Le préalable indispensable à tout processus de dialogue réside en effet, d’une part, dans la libération inconditionnelle de tous les détenus d’opinion et, d’autre part, dans la garantie effective des libertés publiques (de réunion, d’expression ou de manifestation). Les récentes libérations de détenus d’opinion ont été aussi arbitraires que les incarcérations qui les avaient précédées et elles ne concernent pas encore tous les militants pacifistes ainsi injustement emprisonnés. Quant au champ médiatique et aux facilités de réunion, ils demeurent obstinément verrouillés.
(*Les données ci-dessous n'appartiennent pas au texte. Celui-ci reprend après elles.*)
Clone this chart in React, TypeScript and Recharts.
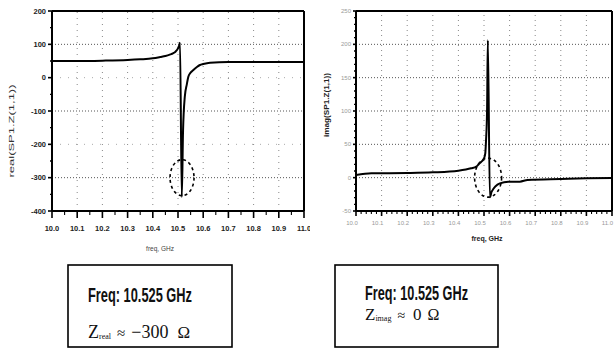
import React from "react";
import { LineChart, Line, XAxis, YAxis, ReferenceLine, ReferenceDot } from "recharts";

// ── Left panel: real(Z) vs frequency ───────────────────────────────────────

const leftFreq = [
  10.0, 10.1, 10.2, 10.3, 10.35, 10.4, 10.43, 10.45, 10.47, 10.48, 10.49, 10.5, 10.505, 10.508,
  10.515, 10.52, 10.527, 10.535, 10.541, 10.55, 10.561, 10.575, 10.587, 10.6, 10.627, 10.7, 10.8,
  10.9, 11.0,
];
const leftReal = [
  50, 50, 51, 53, 55, 58, 62, 65, 70, 73, 78, 88, 97, 105,
  -358, -160, -57, -20, 3, 15, 23, 32, 38, 41, 45, 47, 47,
  47, 47,
];
const leftXMajor = [10.0, 10.1, 10.2, 10.3, 10.4, 10.5, 10.6, 10.7, 10.8, 10.9, 11.0];
const leftYMajor = [-400, -300, -200, -100, 0, 100, 200];

// ── Right panel: imag(Z) vs frequency ──────────────────────────────────────

const rightFreq = [
  10.0, 10.06, 10.2, 10.3, 10.4, 10.45, 10.47, 10.48, 10.49, 10.5, 10.505, 10.508, 10.512, 10.515,
  10.523, 10.53, 10.562, 10.595, 10.64, 10.67, 10.8, 10.9, 11.0,
];
const rightImag = [
  4, 6.5, 7, 8, 10.5, 14, 16.5, 20.5, 24, 29, 36.5, 56.5, 101.5, 206,
  -29.5, -21, -8.5, -6, -6, -3.5, -2, -1, -0.5,
];
const rightXMajor = leftXMajor;
const rightYMajor = [-50, 0, 50, 100, 150, 200, 250];

// ── Marker at the resonance (10.525 GHz) ───────────────────────────────────

const markerFreq = 10.516;
const leftMarkerValue = -300;
const rightMarkerValue = 0;

const leftData = leftFreq.map((f, i) => ({ f, v: leftReal[i] }));
const rightData = rightFreq.map((f, i) => ({ f, v: rightImag[i] }));

// minor tick positions between the labelled ones
const steps = (from: number, to: number, step: number) => {
  const out: number[] = [];
  const n = Math.round((to - from) / step);
  for (let i = 0; i <= n; i++) out.push(+(from + i * step).toFixed(4));
  return out;
};
const isMajor = (majors: number[], v: number) => majors.some((m) => Math.abs(m - v) < 1e-6);

const SANS = "'Liberation Sans', Arial, sans-serif";
const SERIF = "'Liberation Serif', 'Times New Roman', serif";

function makeXTick(
  majors: number[],
  majorLen: number,
  minorLen: number,
  labelY: number,
  labelDx: number,
  color: string,
  size: number,
  weight: string
) {
  return (props: any) => {
    const { x, y, payload } = props;
    const v = payload.value;
    const major = isMajor(majors, v);
    const last = Math.abs(v - majors[majors.length - 1]) < 1e-6;
    return (
      <g>
        <line x1={x} x2={x} y1={y} y2={y + (major ? majorLen : minorLen)} stroke="#000" strokeWidth={major ? 1.6 : 1.1} />
        {major && (
          <text
            x={last && labelDx < 0 ? x + 1 : x + labelDx}
            y={y + labelY}
            textAnchor={last && labelDx < 0 ? "end" : "middle"}
            fontSize={size}
            fontFamily={SANS}
            fontWeight={weight}
            fill={color}
          >
            {v.toFixed(1)}
          </text>
        )}
      </g>
    );
  };
}

function makeYTick(majors: number[], majorLen: number, minorLen: number, color: string, size: number, weight: string) {
  return (props: any) => {
    const { x, y, payload } = props;
    const v = payload.value;
    const major = isMajor(majors, v);
    return (
      <g>
        <line x1={x - (major ? majorLen : minorLen)} x2={x} y1={y} y2={y} stroke="#000" strokeWidth={major ? 1.6 : 1.4} />
        {major && (
          <text x={x - majorLen - 2} y={y + size * 0.35} textAnchor="end" fontSize={size} fontFamily={SANS} fontWeight={weight} fill={color}>
            {v}
          </text>
        )}
      </g>
    );
  };
}

const dashedEllipse = (rx: number, ry: number) => (props: any) => (
  <ellipse cx={props.cx} cy={props.cy} rx={rx} ry={ry} fill="none" stroke="#000" strokeWidth={1.6} strokeDasharray="3 3" />
);

function LeftPanel() {
  return (
    <LineChart width={310} height={260} data={leftData} margin={{ top: 11, right: 6, left: 8, bottom: 19 }}>
      {leftYMajor.slice(1, -1).map((v) => (
        <ReferenceLine key={"h" + v} y={v} stroke={v % 200 === 0 ? "#aaa" : "#555"} strokeDasharray={v % 200 === 0 ? "1 7" : "1 2"} />
      ))}
      {leftXMajor.slice(1, -1).map((v) => (
        <ReferenceLine key={"v" + v} x={v} stroke="#888" strokeDasharray="1 5" />
      ))}
      <ReferenceLine y={200} stroke="#000" strokeWidth={2} />
      <ReferenceLine x={11.0} stroke="#000" strokeWidth={2} />
      <XAxis
        dataKey="f"
        type="number"
        domain={[10, 11]}
        ticks={steps(10, 11, 0.05)}
        interval={0}
        height={30}
        tickSize={0}
        tickMargin={0}
        tickLine={false}
        axisLine={{ stroke: "#000", strokeWidth: 2 }}
        tick={makeXTick(leftXMajor, 7, 4, 20, 0, "#222", 7.5, "bold")}
      />
      <YAxis
        type="number"
        domain={[-400, 200]}
        ticks={steps(-400, 200, 50)}
        interval={0}
        width={44}
        tickSize={0}
        tickMargin={0}
        tickLine={false}
        axisLine={{ stroke: "#000", strokeWidth: 2 }}
        tick={makeYTick(leftYMajor, 4, 2, "#222", 7.5, "bold")}
      />
      <Line type="monotone" dataKey="v" stroke="#000" strokeWidth={2} dot={false} isAnimationActive={false} />
      <ReferenceDot x={markerFreq} y={leftMarkerValue} r={12} shape={dashedEllipse(12, 18)} />
    </LineChart>
  );
}

function RightPanel() {
  return (
    <LineChart width={315} height={260} data={rightData} margin={{ top: 11, right: 3, left: 12, bottom: 19 }}>
      {rightYMajor.slice(1, -1).map((v) => (
        <ReferenceLine key={"h" + v} y={v} stroke="#555" strokeDasharray="1 2" />
      ))}
      {rightXMajor.slice(1, -1).map((v) => (
        <ReferenceLine key={"v" + v} x={v} stroke="#888" strokeDasharray="1 4" />
      ))}
      <ReferenceLine y={250} stroke="#000" strokeWidth={2} />
      <ReferenceLine x={11.0} stroke="#000" strokeWidth={2} />
      <XAxis
        dataKey="f"
        type="number"
        domain={[10, 11]}
        ticks={steps(10, 11, 0.02)}
        interval={0}
        height={30}
        tickSize={0}
        tickMargin={0}
        tickLine={false}
        axisLine={{ stroke: "#000", strokeWidth: 2 }}
        tick={makeXTick(rightXMajor, 5, 3, 14, -4, "#999", 6, "normal")}
      />
      <YAxis
        type="number"
        domain={[-50, 250]}
        ticks={steps(-50, 250, 10)}
        interval={0}
        width={44}
        tickSize={0}
        tickMargin={0}
        tickLine={false}
        axisLine={{ stroke: "#000", strokeWidth: 2 }}
        tick={makeYTick(rightYMajor, 3, 2, "#999", 6, "normal")}
      />
      <Line type="monotone" dataKey="v" stroke="#000" strokeWidth={2} dot={false} isAnimationActive={false} />
      <ReferenceDot x={markerFreq} y={rightMarkerValue} r={13} shape={dashedEllipse(13.5, 19.5)} />
    </LineChart>
  );
}

export default function App() {
  return (
    <div style={{ position: "absolute", left: 0, top: 0, width: 615, height: 349, background: "#fff", overflow: "hidden" }}>
      <div style={{ position: "absolute", left: 0, top: 0 }}>
        <LeftPanel />
      </div>
      <div style={{ position: "absolute", left: 300, top: 0 }}>
        <RightPanel />
      </div>
      <svg width={615} height={349} style={{ position: "absolute", left: 0, top: 0, pointerEvents: "none" }}>
        {/* axis titles */}
        <text x={0} y={0} transform="translate(14,131) rotate(-90)" textAnchor="middle" fontSize={8} fontFamily={SANS} fill="#333" textLength={93} lengthAdjust="spacingAndGlyphs">
          real(SP1.Z(1,1))
        </text>
        <text x={160} y={251} textAnchor="middle" fontSize={6.5} fontFamily={SANS} fill="#444">freq, GHz</text>
        <text x={0} y={0} transform="translate(329,105) rotate(-90)" textAnchor="middle" fontSize={7} fontFamily={SANS} fontWeight="bold" fill="#222" textLength={64} lengthAdjust="spacingAndGlyphs">
          imag(SP1.Z(1,1))
        </text>
        <text x={487} y={241} textAnchor="middle" fontSize={7} fontFamily={SANS} fontWeight="bold" fill="#222">freq, GHz</text>

        {/* annotation boxes */}
        <rect x={68} y={265} width={164} height={82} fill="#fff" stroke="#000" strokeWidth={1.6} />
        <text x={88} y={302} fontSize={21} fontFamily={SANS} fontWeight="bold" fill="#111" textLength={104} lengthAdjust="spacingAndGlyphs">
          Freq: 10.525 GHz
        </text>
        <text x={88} y={338} fontSize={18} fontFamily={SERIF} fill="#111">
          Z<tspan fontSize={8} dy={1}>real</tspan>
          <tspan fontSize={15} dy={-1} dx={6}>≈</tspan>
          <tspan fontSize={18} dx={6}>−300</tspan>
          <tspan fontSize={17} dx={9}>Ω</tspan>
        </text>

        <rect x={335} y={265} width={163} height={82} fill="#fff" stroke="#000" strokeWidth={1.6} />
        <text x={365} y={300} fontSize={21} fontFamily={SANS} fontWeight="bold" fill="#111" textLength={103} lengthAdjust="spacingAndGlyphs">
          Freq: 10.525 GHz
        </text>
        <text x={365} y={320} fontSize={17} fontFamily={SERIF} fill="#111">
          Z<tspan fontSize={8} dy={1}>imag</tspan>
          <tspan fontSize={14} dy={-1} dx={6}>≈</tspan>
          <tspan fontSize={17} dx={8}>0</tspan>
          <tspan fontSize={16} dx={6}>Ω</tspan>
        </text>
      </svg>
    </div>
  );
}
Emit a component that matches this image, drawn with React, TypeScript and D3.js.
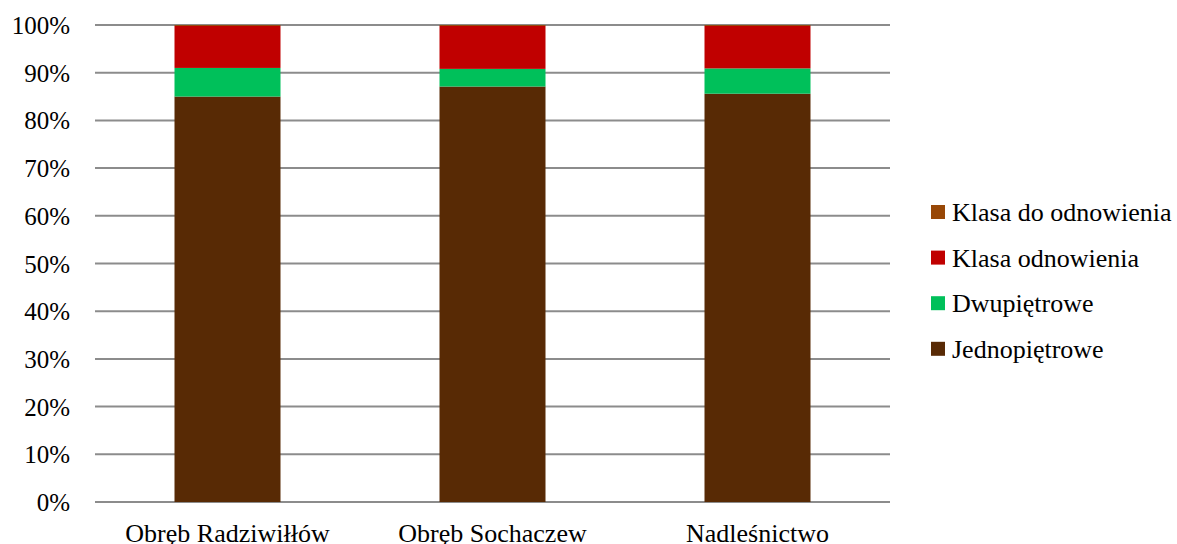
import React from "react";
import * as d3 from "d3";

const categories = ["Obręb Radziwiłłów", "Obręb Sochaczew", "Nadleśnictwo"];
const jednopietrowe = [85.0, 87.1, 85.6];
const dwupietrowe = [6.0, 3.7, 5.3];
const klasaOdnowienia = [8.8, 9.0, 8.9];
const klasaDoOdnowienia = [0.2, 0.2, 0.2];
const yTicks = [0, 10, 20, 30, 40, 50, 60, 70, 80, 90, 100];

const seriesNames = ["Jednopiętrowe", "Dwupiętrowe", "Klasa odnowienia", "Klasa do odnowienia"];
const seriesColors = ["#582A05", "#00C05A", "#C00000", "#984807"];

export default function App() {
  const W = 1177, H = 544;
  const left = 95, right = 890, top = 25, bottom = 502;
  const x = d3.scaleBand().domain(categories).range([left, right]).paddingInner(0.6).paddingOuter(0.3);
  const y = d3.scaleLinear().domain([0, 100]).range([bottom, top]);
  const rows = categories.map((c, i) => ({
    cat: c,
    s0: jednopietrowe[i],
    s1: dwupietrowe[i],
    s2: klasaOdnowienia[i],
    s3: klasaDoOdnowienia[i],
  }));
  const stack = d3.stack<any>().keys(["s0", "s1", "s2", "s3"]).offset(d3.stackOffsetExpand);
  const layers = stack(rows);
  const font = "Liberation Serif";
  const legendOrder = [3, 2, 1, 0];
  const ts: React.CSSProperties = { fontFamily: '"Liberation Serif", "Times New Roman", Times, serif' };
  return (
    <svg width={W} height={H} style={{ position: "absolute", left: 0, top: 0 }}>
      <rect width={W} height={H} fill="#fff" />
      {yTicks.map((t) => (
        <g key={t}>
          <line x1={left} x2={right} y1={y(t)} y2={y(t)} stroke="#8c8c8c" strokeWidth={2} />
          <text x={70} y={y(t) + 9} textAnchor="end" fontFamily={font} style={ts} fontSize={25} fill="#000">
            {t}%
          </text>
        </g>
      ))}
      {layers.map((layer, li) =>
        layer.map((d, i) => (
          <rect
            key={li + "-" + i}
            x={x(categories[i])!}
            width={x.bandwidth()}
            y={y(d[1] * 100)}
            height={Math.max(0, y(d[0] * 100) - y(d[1] * 100))}
            fill={seriesColors[li]}
          />
        ))
      )}
      {categories.map((c) => (
        <text key={c} x={x(c)! + x.bandwidth() / 2} y={542} textAnchor="middle" fontFamily={font} style={ts} fontSize={26} fill="#000">
          {c}
        </text>
      ))}
      {legendOrder.map((si, k) => {
        const cy = 212 + k * 45.6;
        return (
          <g key={si}>
            <rect x={931} y={cy - 7} width={14} height={14} fill={seriesColors[si]} />
            <text x={952} y={cy + 9} fontFamily={font} style={ts} fontSize={26} fill="#000">
              {seriesNames[si]}
            </text>
          </g>
        );
      })}
    </svg>
  );
}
Tant que ces mesures de confiance élémentaires n’auront pas été adoptées, le Hirak n’aura aucune raison de croire aux velléités présidentielles d’ouverture. En revanche, si ce pas est enfin franchi par le régime, le Hirak, dont la capacité d’organisation est d’ores et déjà impressionnante, trouvera alors la formule de participation au dialogue la plus respectueuse de sa propre diversité et la plus prometteuse d’une transition démocratique pour l’Algérie.